Featured authors
Alex Viens
Originally from Montreal, Alex Viens is an author, journalist, and holder of a bachelor's degree in cinema from the University of Montreal. They are currently working on the film adaptation of their first novel, Les pénitences (2022), with Emmanuelle Gilbert and Rafaël Ouellet. They can be heard on ICI Première's Tout peut arriver, hosted by Marie-Louise Arsenault. In 2025, their second book, Combustion libre, was published and became a finalist for the 2026 Prix littéraire des collégien·ne·s.
Alexie Morin
Alexie Morin was born in 1984 in Windsor, in the Eastern Townships.

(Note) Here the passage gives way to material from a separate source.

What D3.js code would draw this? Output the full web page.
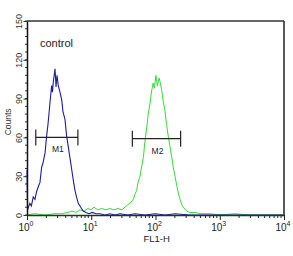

She has published the poetry books Scénarios catastrophes (2024) and Chien de fusil (2013), the novel La maison du rang Lynch (2025), and the autobiographical account Ouvrir son cœur (2018, winner of the Prix des libraires du Québec and finalist for the Prix littéraire des collégien·nes), published in English in a translation by Aimee Wall from Véhicule Press under the title Open Your Heart (first selection for the Dublin Literary Award). She is co-editorial director of Le Quartanier. She lives in Montreal.
Amélie Prévost
Author and comedian Amélie Prévost has created several performance poetry shows, including the duo Fol ouvrage - Torcher des paillettes with Queen Ka, and the solo show Kamikaze du vendredi. She has published six books, including the poetry collection Osti d'pain blanc (L’Hexagone, 2023), which was a finalist for the CoPo prize for high school students. She won the World Cup of Slam Poetry in Paris in 2016. More recently, La Belle-mère / The Stepmother written in French and English with Rachel McCrum, was published by Éditions de l’Hexagone in 2024.
Arianne Des Rochers
Arianne Des Rochers is Professor of Translation at the Université de Moncton, in unceded Mi'kmaki. They have translated works of fiction, poetry and non-fiction into French, including books by Joshua Whitehead, Leanne Betasamosake Simpson and Kate Briggs. Photo credit: Annie France Noël
Benoit Doyon-Gosselin
Benoit Doyon-Gosselin is a full professor at the University of Moncton. He is also the associate dean of the Faculty of Graduate Studies and Research. His areas of research are Acadian literature and Francophone literature in Canada. From 2014 to 2024, he held the Canada Research Chair in Acadian Studies and Minority Communities. In 2022, he published an essay entitled Moncton mentor. Géocritique d’une ville (Perce-Neige). In 2026, he co-edited an anthology entitled Théâtre de la renaissance acadienne (Perce-Neige) with Chantal Richard. He is interested in the sociology of literature and the links between space and literature.